The lasso finds linear regression model coefficients by applying regularization. A popular approach to rank a variable's importance in a linear regression model is to decompose $R^2$ into contributions attributed to each variable. But variable importance is not straightforward in linear regression due to correlations between variables. Refer to the document describing the PMD method (Feldman, 2005) in the references below.

Another popular approach is averaging over orderings (LMG, 1980). The LMG works like this:

  • Find the semi-partial correlation of each predictor in the model, e.g. for variable a we have: $SS_a/SS_{total}$. It implies how much would $R^2$ increase if variable $a$ were added to the model.
  • Calculate this value for each variable for each order in which the variable gets introduced into the model, i.e. {$a,b,c$} ; {$b,a,c$} ; {$b,c,a$}
  • Find the average of the semi-partial correlations for each of these orders. This is the average over orderings.

The random forest algorithm fits multiple trees, each tree in the forest is built by randomly selecting different features from the dataset. The nodes of each tree are built up by choosing and splitting to achieve maximum variance reduction. While predicting on the test dataset, the individual trees output is averaged to obtain the final output. Each variable is permuted among all trees and the difference in out of sample error of before and after permutation is calculated. The variables with highest difference are considered most important, and ones with lower values are less important.

The method by which the model is fit on the training data is very different for a linear regression model as compared to random forest model. But both models don't contain any structural relationships between the variables.
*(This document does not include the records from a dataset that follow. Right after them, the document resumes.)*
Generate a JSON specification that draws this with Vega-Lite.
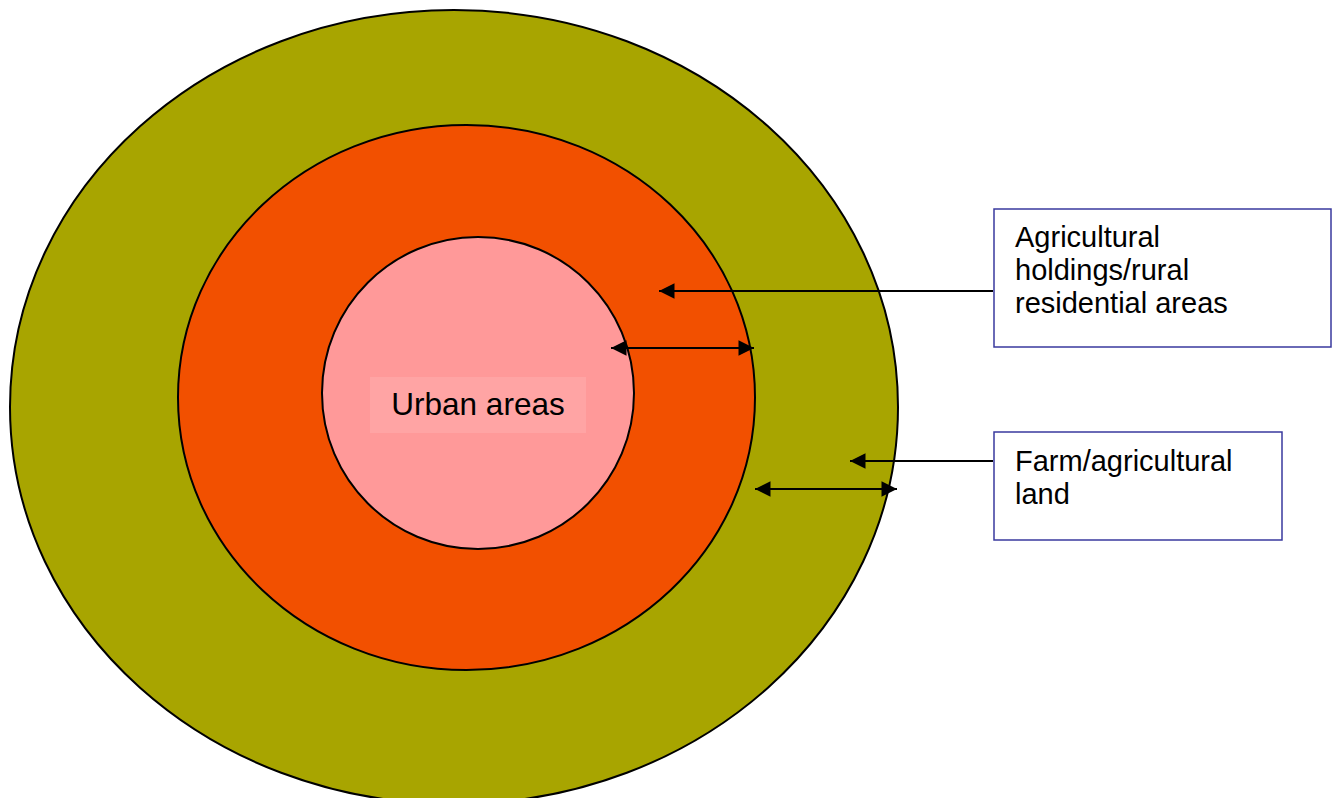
{
  "$schema": "https://vega.github.io/schema/vega-lite/v6.json",
  "autosize": {"type": "none"},
  "padding": 0,
  "width": 1338,
  "height": 798,
  "background": "white",
  "config": {"view": {"stroke": null}},
  "datasets": {
    "zones": [
      {"zone": "Farm/agricultural land", "x": 454, "y": 407},
      {"zone": "Agricultural holdings/rural residential areas", "x": 466.5, "y": 397.5},
      {"zone": "Urban areas", "x": 478, "y": 393}
    ],
    "labelBox": [{"x": 370, "x2": 586, "y": 377, "y2": 433}],
    "boxes": [
      {"box": "Agricultural holdings/rural residential areas", "x": 994, "x2": 1331, "y": 209, "y2": 347},
      {"box": "Farm/agricultural land", "x": 994, "x2": 1282, "y": 432, "y2": 540}
    ],
    "centerText": [{"text": "Urban areas", "x": 478, "y": 415}],
    "boxText": [
      {"text": "Agricultural", "x": 1015, "y": 247},
      {"text": "holdings/rural", "x": 1015, "y": 280},
      {"text": "residential areas", "x": 1015, "y": 313},
      {"text": "Farm/agricultural", "x": 1015, "y": 471},
      {"text": "land", "x": 1015, "y": 504}
    ],
    "arrows": [
      {"x": 993, "x2": 659, "y": 291},
      {"x": 611, "x2": 754, "y": 348},
      {"x": 993, "x2": 850, "y": 461},
      {"x": 755, "x2": 897, "y": 489}
    ],
    "heads": [
      {"x": 659, "y": 291, "dir": "left"},
      {"x": 611, "y": 348, "dir": "left"},
      {"x": 754, "y": 348, "dir": "right"},
      {"x": 850, "y": 461, "dir": "left"},
      {"x": 755, "y": 489, "dir": "left"},
      {"x": 897, "y": 489, "dir": "right"}
    ]
  },
  "layer": [
    {
      "data": {"name": "zones"},
      "transform": [{"filter": "datum.zone === 'Farm/agricultural land'"}],
      "mark": {"type": "point", "filled": true, "opacity": 1, "fill": "#A8A500", "stroke": "black", "strokeWidth": 2,
        "size": 788544,
        "shape": "M1,0 C1,0.4938 0.5523,0.8941 0,0.8941 C-0.5523,0.8941 -1,0.4938 -1,0 C-1,-0.4938 -0.5523,-0.8941 0,-0.8941 C0.5523,-0.8941 1,-0.4938 1,0 Z"},
      "encoding": {
        "x": {"field": "x", "type": "quantitative", "scale": {"domain": [0, 1338], "nice": false, "zero": false}, "axis": null},
        "y": {"field": "y", "type": "quantitative", "scale": {"domain": [0, 798], "nice": false, "zero": false, "reverse": true}, "axis": null}
      }
    },
    {
      "data": {"name": "zones"},
      "transform": [{"filter": "datum.zone === 'Agricultural holdings/rural residential areas'"}],
      "mark": {"type": "point", "filled": true, "opacity": 1, "fill": "#F25000", "stroke": "black", "strokeWidth": 2,
        "size": 332929,
        "shape": "M1,0 C1,0.5217 0.5523,0.9445 0,0.9445 C-0.5523,0.9445 -1,0.5217 -1,0 C-1,-0.5217 -0.5523,-0.9445 0,-0.9445 C0.5523,-0.9445 1,-0.5217 1,0 Z"},
      "encoding": {
        "x": {"field": "x", "type": "quantitative", "axis": null},
        "y": {"field": "y", "type": "quantitative", "axis": null}
      }
    },
    {
      "data": {"name": "zones"},
      "transform": [{"filter": "datum.zone === 'Urban areas'"}],
      "mark": {"type": "point", "filled": true, "opacity": 1, "fill": "#FF9999", "stroke": "black", "strokeWidth": 2,
        "size": 97344,
        "shape": "M1,0 C1,0.5523 0.5523,1 0,1 C-0.5523,1 -1,0.5523 -1,0 C-1,-0.5523 -0.5523,-1 0,-1 C0.5523,-1 1,-0.5523 1,0 Z"},
      "encoding": {
        "x": {"field": "x", "type": "quantitative", "axis": null},
        "y": {"field": "y", "type": "quantitative", "axis": null}
      }
    },
    {
      "data": {"name": "labelBox"},
      "mark": {"type": "rect", "fill": "#FFA4A4"},
      "encoding": {
        "x": {"field": "x", "type": "quantitative", "axis": null},
        "x2": {"field": "x2"},
        "y": {"field": "y", "type": "quantitative", "axis": null},
        "y2": {"field": "y2"}
      }
    },
    {
      "data": {"name": "centerText"},
      "mark": {"type": "text", "font": "Liberation Sans", "fontSize": 31.5, "align": "center", "baseline": "alphabetic", "color": "black"},
      "encoding": {
        "x": {"field": "x", "type": "quantitative", "axis": null},
        "y": {"field": "y", "type": "quantitative", "axis": null},
        "text": {"field": "text"}
      }
    },
    {
      "data": {"name": "arrows"},
      "mark": {"type": "rule", "color": "black", "strokeWidth": 2},
      "encoding": {
        "x": {"field": "x", "type": "quantitative", "axis": null},
        "x2": {"field": "x2"},
        "y": {"field": "y", "type": "quantitative", "axis": null}
      }
    },
    {
      "data": {"name": "heads"},
      "mark": {"type": "point", "filled": true, "opacity": 1, "color": "black", "size": 240, "strokeWidth": 0},
      "encoding": {
        "x": {"field": "x", "type": "quantitative", "axis": null},
        "y": {"field": "y", "type": "quantitative", "axis": null},
        "shape": {"field": "dir", "type": "nominal", "legend": null,
          "scale": {"domain": ["left", "right"], "range": ["M0,0 L2,-1 L2,1 Z", "M0,0 L-2,-1 L-2,1 Z"]}}
      }
    },
    {
      "data": {"name": "boxes"},
      "mark": {"type": "rect", "fill": "white", "stroke": "#3A3A9E", "strokeWidth": 1.5},
      "encoding": {
        "x": {"field": "x", "type": "quantitative", "axis": null},
        "x2": {"field": "x2"},
        "y": {"field": "y", "type": "quantitative", "axis": null},
        "y2": {"field": "y2"}
      }
    },
    {
      "data": {"name": "boxText"},
      "mark": {"type": "text", "font": "Liberation Sans", "fontSize": 29, "align": "left", "baseline": "alphabetic", "color": "black"},
      "encoding": {
        "x": {"field": "x", "type": "quantitative", "axis": null},
        "y": {"field": "y", "type": "quantitative", "axis": null},
        "text": {"field": "text"}
      }
    }
  ]
}
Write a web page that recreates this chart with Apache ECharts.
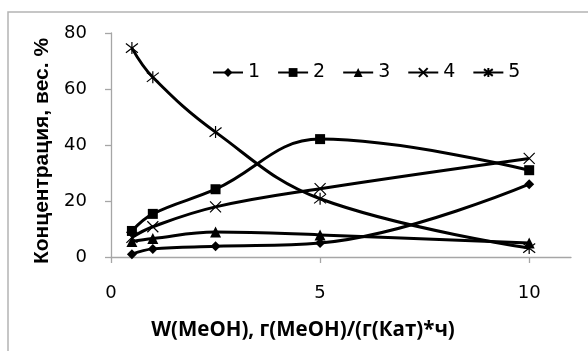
<!DOCTYPE html>
<html><head><meta charset="utf-8">
<script src="https://cdn.jsdelivr.net/npm/echarts@6/dist/echarts.min.js"></script>
<style>html,body{margin:0;padding:0;background:#fff}#c{width:588px;height:351px}</style>
</head><body><div id="c"></div>
<script>
const xValues = [0.5, 1, 2.5, 5, 10];
const s1 = [1.0, 2.9, 3.8, 5.0, 26.0];
const s2 = [9.3, 15.4, 24.2, 42.1, 31.0];
const s3 = [5.5, 6.6, 8.9, 7.9, 5.0];
const s4 = [7.0, 10.8, 17.9, 24.4, 35.2];
const s5 = [74.6, 64.2, 44.6, 20.8, 3.2];
const seriesNames = ['1', '2', '3', '4', '5'];
const xTicks = [0, 5, 10];
const yTicks = [0, 20, 40, 60, 80];

const X_PATH = 'path://M0,0L10,10M10,0L0,10';
const STAR_PATH = 'path://M0,0L10,10M10,0L0,10M5,-1.5L5,11.5';
const symbols = ['diamond', 'rect', 'triangle', X_PATH, STAR_PATH];
const sizes = [10, 10, 11, 11, 12];
const all = [s1, s2, s3, s4, s5];

const chart = echarts.init(document.getElementById('c'));
const series = all.map((arr, i) => ({
  name: seriesNames[i],
  type: 'line',
  smooth: 0.4,
  data: arr.map((v, k) => [xValues[k], v]),
  symbol: symbols[i],
  symbolSize: sizes[i],
  showAllSymbol: true,
  lineStyle: { color: '#000', width: 3 },
  itemStyle: i >= 3 ? { color: 'none', borderColor: '#000', borderWidth: 1.2 } : { color: '#000', borderColor: '#000', borderWidth: 0 },
  emphasis: { disabled: true },
  z: 2 + i
}));

chart.setOption({
  animation: false,
  backgroundColor: '#fff',
  graphic: [{
    type: 'rect', shape: { x: 8, y: 12, width: 620, height: 400 },
    style: { fill: 'none', stroke: '#b4b4b4', lineWidth: 1.5 }, z: 0
  }],
  grid: { left: 111, right: 17, top: 33, bottom: 94, containLabel: false },
  legend: {
    data: seriesNames,
    left: 207, top: 58,
    itemWidth: 30, itemHeight: 11, itemGap: 17,
    textStyle: { fontFamily: 'DejaVu Sans', fontSize: 19, color: '#000' },
    itemStyle: {}
  },
  xAxis: {
    type: 'value', min: 0, max: 11, interval: 5,
    name: 'W(MeOH), г(MeOH)/(г(Кат)*ч)',
    nameLocation: 'middle', nameGap: 63,
    nameTextStyle: { fontFamily: 'Open Sans', fontWeight: 'bold', fontSize: 20.5, color: '#000', padding: [0, 0, 0, -76] },
    splitLine: { show: false },
    axisLine: { lineStyle: { color: '#a6a6a6', width: 1.3 } },
    axisTick: { show: true, length: 6, customValues: xTicks, lineStyle: { color: '#a6a6a6', width: 1.3 } },
    axisLabel: { customValues: xTicks, margin: 27, fontFamily: 'DejaVu Sans', fontSize: 18, color: '#000' }
  },
  yAxis: {
    type: 'value', min: 0, max: 80, interval: 20,
    name: 'Концентрация, вес. %',
    nameLocation: 'middle', nameGap: 56, nameRotate: 90,
    nameTextStyle: { fontFamily: 'Liberation Sans', fontWeight: 'bold', fontSize: 21, color: '#000', padding: [0, 12, 0, 0] },
    splitLine: { show: false },
    axisLine: { show: true, lineStyle: { color: '#a6a6a6', width: 1.3 } },
    axisTick: { show: true, length: 6, lineStyle: { color: '#a6a6a6', width: 1.3 } },
    axisLabel: { margin: 24, fontFamily: 'DejaVu Sans', fontSize: 18, color: '#000' }
  },
  series: series
});
</script>
</body></html>
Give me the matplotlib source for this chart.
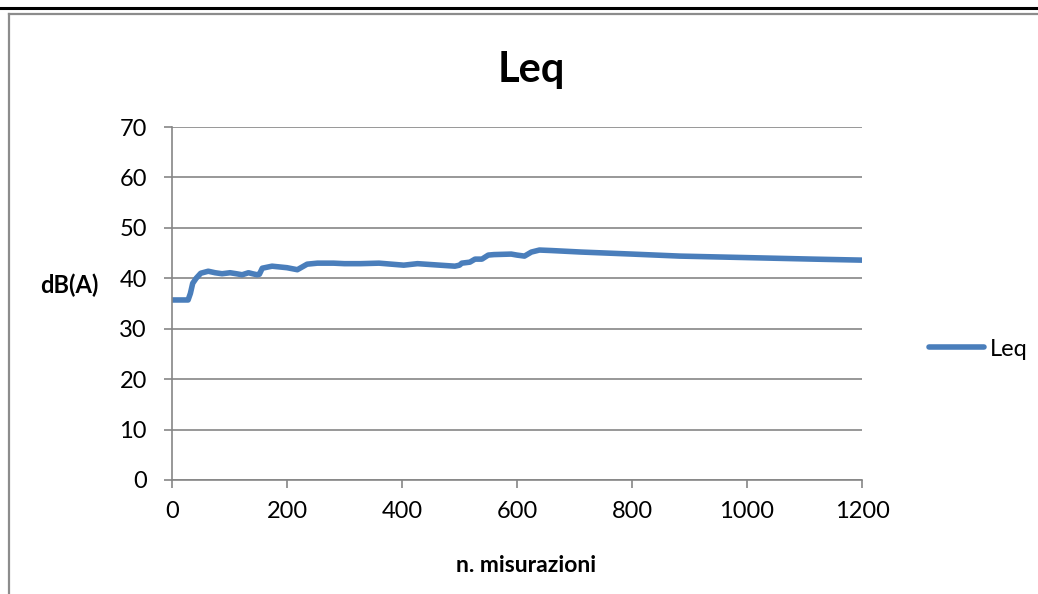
import matplotlib.pyplot as plt
from matplotlib.lines import Line2D

# dati
n_mis = [0, 28, 32, 36, 42, 50, 63, 75, 87, 101, 112, 122, 133, 140, 148, 152,
         157, 174, 200, 218, 235, 253, 281, 300, 328, 360, 403, 427, 466, 492,
         500, 504, 518, 527, 539, 550, 560, 590, 600, 613, 625, 639, 660, 712,
         800, 883, 1000, 1115, 1200]
leq = [35.7, 35.7, 37.0, 39.0, 40.0, 41.0, 41.4, 41.1, 40.9, 41.1, 40.9, 40.7,
       41.1, 40.9, 40.7, 40.8, 42.0, 42.4, 42.1, 41.7, 42.8, 43.0, 43.0, 42.9,
       42.9, 43.0, 42.6, 42.9, 42.6, 42.4, 42.6, 43.0, 43.2, 43.8, 43.8, 44.6,
       44.7, 44.8, 44.6, 44.4, 45.2, 45.6, 45.5, 45.2, 44.8, 44.4, 44.1, 43.8,
       43.6]
xticks = [0, 200, 400, 600, 800, 1000, 1200]
yticks = [0, 10, 20, 30, 40, 50, 60, 70]

plt.rcParams['font.family'] = ['Lato', 'DejaVu Sans']
W, H = 1038, 594
fig = plt.figure(figsize=(W / 100, H / 100), dpi=100)

# bordi del foglio
fig.add_artist(Line2D([0, 1037 / W], [1 - 7.5 / H, 1 - 7.5 / H], color='black', lw=2.2))
fig.add_artist(Line2D([9 / W, 1], [1 - 14 / H, 1 - 14 / H], color='#8c8c8c', lw=1.6))
fig.add_artist(Line2D([9 / W, 9 / W], [0, 1 - 14 / H], color='#8c8c8c', lw=1.6))

ax = fig.add_axes([172 / W, (H - 480) / H, 690 / W, 353 / H])
grigio = '#868686'
ax.plot(n_mis, leq, color='#4a7ebb', lw=4.0, solid_capstyle='round',
        solid_joinstyle='round', label='Leq')
ax.set_xlim(0, 1200)
ax.set_ylim(0, 70)
ax.set_xticks(xticks)
ax.set_yticks(yticks)
ax.grid(axis='y', color=grigio, lw=1.2)
ax.set_axisbelow(True)
for s in ['top', 'right']:
    ax.spines[s].set_visible(False)
for s in ['left', 'bottom']:
    ax.spines[s].set_color(grigio)
    ax.spines[s].set_linewidth(1.2)
ax.tick_params(axis='both', colors=grigio, labelcolor='black', labelsize=17,
               length=6, width=1.2)
ax.tick_params(axis='x', pad=9)
ax.tick_params(axis='y', pad=12)

fig.text(531 / W, 1 - 70 / H, 'Leq', ha='center', va='center',
         fontsize=30, fontweight='bold')
fig.text(69 / W, 1 - 285 / H, 'dB(A)', ha='center', va='center',
         fontsize=17, fontweight='bold')
fig.text(526 / W, 1 - 566 / H, 'n. misurazioni', ha='center', va='center',
         fontsize=16.5, fontweight='bold')

leg = fig.legend(loc='center left', bbox_to_anchor=(920 / W, 1 - 349 / H),
                 frameon=False, fontsize=17, handlelength=2.3,
                 handletextpad=0.25, borderaxespad=0)

fig.savefig('out.png', dpi=100)
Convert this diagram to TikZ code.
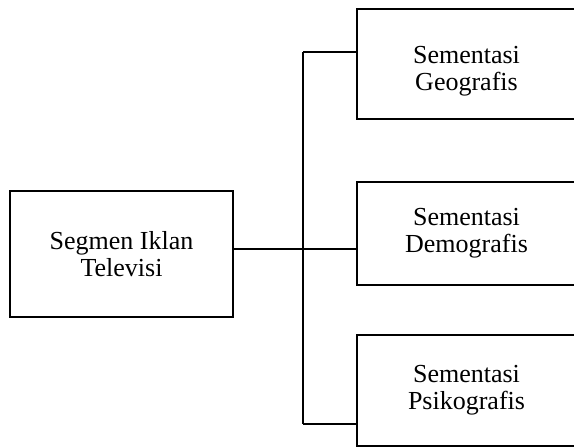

Regarding your query about non-linearity of the dependent variable: The lasso is essentially a linear model which will not be able to give good predictions for an underlying non-linear processes, as compared to tree based models. You should be able to check this by verifying the models performance over a set-aside test set, if the random forest performs better, the underlying process may be non-linear. Alternatively, you could include variable interaction effects and higher order variables created using a, b, and c in the lasso model and verify if this model performs better as compared to a lasso with only a linear combination of a, b and c. If it does, then the underlying process might be non-linear.